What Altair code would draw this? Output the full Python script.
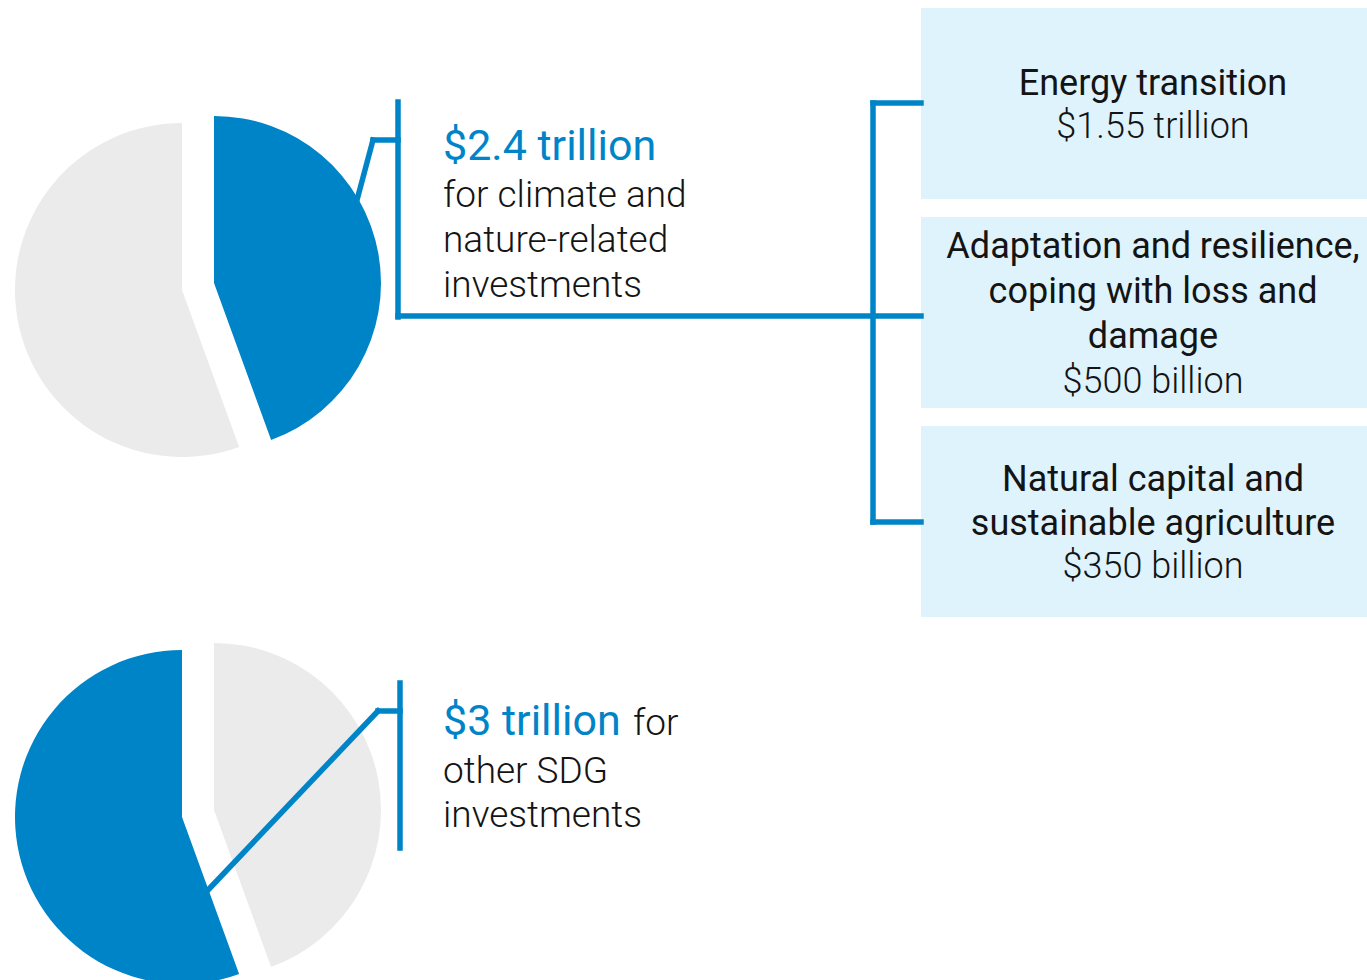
import altair as alt
import pandas as pd

# ---- data ----
categories = ["climate", "other"]
values = [2.4, 3.0]          # trillion USD
slice_order = [1, 2]

headline_top = "$2.4 trillion"
desc_top = ["for climate and", "nature-related", "investments"]
headline_bottom = "$3 trillion"
desc_bottom_first = "for"
desc_bottom = ["other SDG", "investments"]

box_titles = [
    ["Energy transition"],
    ["Adaptation and resilience,", "coping with loss and", "damage"],
    ["Natural capital and", "sustainable agriculture"],
]
box_values = ["$1.55 trillion", "$500 billion", "$350 billion"]

# ---- styles ----
BLUE = "#0084c8"
GRAY = "#ebebeb"
BOX = "#dff3fc"
INK = "#141414"
FONT = "Roboto"
LW = 5.5

df = pd.DataFrame({"category": categories, "value": values, "order": slice_order})
one = pd.DataFrame({"k": [0]})


def slice_layer(cx, cy, show, color):
    return alt.Chart(df).mark_arc(radius=167).encode(
        theta=alt.Theta("value:Q", stack=True),
        order=alt.Order("order:Q"),
        detail="category:N",
        x=alt.value(cx),
        y=alt.value(cy),
        color=alt.condition(f"datum.category == '{show}'", alt.value(color), alt.value("transparent")),
    )


def seg(x1, y1, x2, y2):
    return alt.Chart(one).mark_rule(color=BLUE, strokeWidth=LW, strokeCap="square").encode(
        x=alt.value(x1), y=alt.value(y1), x2=alt.value(x2), y2=alt.value(y2)
    )


def rect(x1, y1, x2, y2):
    return alt.Chart(one).mark_rect(color=BOX).encode(
        x=alt.value(x1), y=alt.value(y1), x2=alt.value(x2), y2=alt.value(y2)
    )


def txt(x, y, text, size=36, weight=300, color=INK, align="left", lh=45):
    return alt.Chart(one).mark_text(
        align=align, baseline="alphabetic", fontSize=size, fontWeight=weight,
        font=FONT, color=color, lineHeight=lh,
    ).encode(x=alt.value(x), y=alt.value(y), text=alt.value(text))


layers = [
    # boxes
    rect(921, 8, 1367, 199),
    rect(921, 217, 1367, 408),
    rect(921, 426, 1367, 617),
    # top pie (climate highlighted)
    slice_layer(214, 283, "climate", BLUE),
    slice_layer(182, 290, "other", GRAY),
    # bottom pie (other SDG highlighted)
    slice_layer(214, 810, "climate", GRAY),
    slice_layer(182, 817, "other", BLUE),
    # top connectors
    seg(353, 215, 373, 140),
    seg(373, 140, 398, 140),
    seg(398, 102, 398, 317),
    seg(398, 316, 921, 316),
    seg(873, 103, 873, 522),
    seg(873, 103, 921, 103),
    seg(873, 522, 921, 522),
    # bottom connectors
    seg(209, 889, 378, 711),
    seg(378, 711, 400, 711),
    seg(400, 683, 400, 848),
    # left texts
    txt(443, 160, headline_top, size=43, weight=400, color=BLUE),
    txt(443, 207, desc_top, size=37),
    txt(443, 735, headline_bottom, size=43, weight=400, color=BLUE),
    txt(633, 735, desc_bottom_first, size=37),
    txt(443, 783, desc_bottom, size=37, lh=44),
    # box texts
    txt(1153, 95, box_titles[0], weight=400, align="center"),
    txt(1153, 138, box_values[0], align="center"),
    txt(1153, 258, box_titles[1], weight=400, align="center"),
    txt(1153, 393, box_values[1], align="center"),
    txt(1153, 491, box_titles[2], weight=400, align="center", lh=44),
    txt(1153, 578, box_values[2], align="center"),
]

chart = alt.layer(*layers).properties(
    width=1367, height=980, padding=0,
    autosize=alt.AutoSizeParams(type="none"),
    background="white",
).configure_view(stroke=None)

chart.save("out.html", embed_options={"renderer": "svg", "actions": False})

■ ■ ■ ■ ■

▸ TASK TO CARRY OUT:
Transcribe the material exactly, keeping every word and none of the pictures.

▸ CORRECT OUTPUT:
What Altair code would draw this? Output the full Python script.
import altair as alt
import pandas as pd

# ---- data ----
categories = ["climate", "other"]
values = [2.4, 3.0]          # trillion USD
slice_order = [1, 2]

headline_top = "$2.4 trillion"
desc_top = ["for climate and", "nature-related", "investments"]
headline_bottom = "$3 trillion"
desc_bottom_first = "for"
desc_bottom = ["other SDG", "investments"]

box_titles = [
    ["Energy transition"],
    ["Adaptation and resilience,", "coping with loss and", "damage"],
    ["Natural capital and", "sustainable agriculture"],
]
box_values = ["$1.55 trillion", "$500 billion", "$350 billion"]

# ---- styles ----
BLUE = "#0084c8"
GRAY = "#ebebeb"
BOX = "#dff3fc"
INK = "#141414"
FONT = "Roboto"
LW = 5.5

df = pd.DataFrame({"category": categories, "value": values, "order": slice_order})
one = pd.DataFrame({"k": [0]})


def slice_layer(cx, cy, show, color):
    return alt.Chart(df).mark_arc(radius=167).encode(
        theta=alt.Theta("value:Q", stack=True),
        order=alt.Order("order:Q"),
        detail="category:N",
        x=alt.value(cx),
        y=alt.value(cy),
        color=alt.condition(f"datum.category == '{show}'", alt.value(color), alt.value("transparent")),
    )


def seg(x1, y1, x2, y2):
    return alt.Chart(one).mark_rule(color=BLUE, strokeWidth=LW, strokeCap="square").encode(
        x=alt.value(x1), y=alt.value(y1), x2=alt.value(x2), y2=alt.value(y2)
    )


def rect(x1, y1, x2, y2):
    return alt.Chart(one).mark_rect(color=BOX).encode(
        x=alt.value(x1), y=alt.value(y1), x2=alt.value(x2), y2=alt.value(y2)
    )


def txt(x, y, text, size=36, weight=300, color=INK, align="left", lh=45):
    return alt.Chart(one).mark_text(
        align=align, baseline="alphabetic", fontSize=size, fontWeight=weight,
        font=FONT, color=color, lineHeight=lh,
    ).encode(x=alt.value(x), y=alt.value(y), text=alt.value(text))


layers = [
    # boxes
    rect(921, 8, 1367, 199),
    rect(921, 217, 1367, 408),
    rect(921, 426, 1367, 617),
    # top pie (climate highlighted)
    slice_layer(214, 283, "climate", BLUE),
    slice_layer(182, 290, "other", GRAY),
    # bottom pie (other SDG highlighted)
    slice_layer(214, 810, "climate", GRAY),
    slice_layer(182, 817, "other", BLUE),
    # top connectors
    seg(353, 215, 373, 140),
    seg(373, 140, 398, 140),
    seg(398, 102, 398, 317),
    seg(398, 316, 921, 316),
    seg(873, 103, 873, 522),
    seg(873, 103, 921, 103),
    seg(873, 522, 921, 522),
    # bottom connectors
    seg(209, 889, 378, 711),
    seg(378, 711, 400, 711),
    seg(400, 683, 400, 848),
    # left texts
    txt(443, 160, headline_top, size=43, weight=400, color=BLUE),
    txt(443, 207, desc_top, size=37),
    txt(443, 735, headline_bottom, size=43, weight=400, color=BLUE),
    txt(633, 735, desc_bottom_first, size=37),
    txt(443, 783, desc_bottom, size=37, lh=44),
    # box texts
    txt(1153, 95, box_titles[0], weight=400, align="center"),
    txt(1153, 138, box_values[0], align="center"),
    txt(1153, 258, box_titles[1], weight=400, align="center"),
    txt(1153, 393, box_values[1], align="center"),
    txt(1153, 491, box_titles[2], weight=400, align="center", lh=44),
    txt(1153, 578, box_values[2], align="center"),
]

chart = alt.layer(*layers).properties(
    width=1367, height=980, padding=0,
    autosize=alt.AutoSizeParams(type="none"),
    background="white",
).configure_view(stroke=None)

chart.save("out.html", embed_options={"renderer": "svg", "actions": False})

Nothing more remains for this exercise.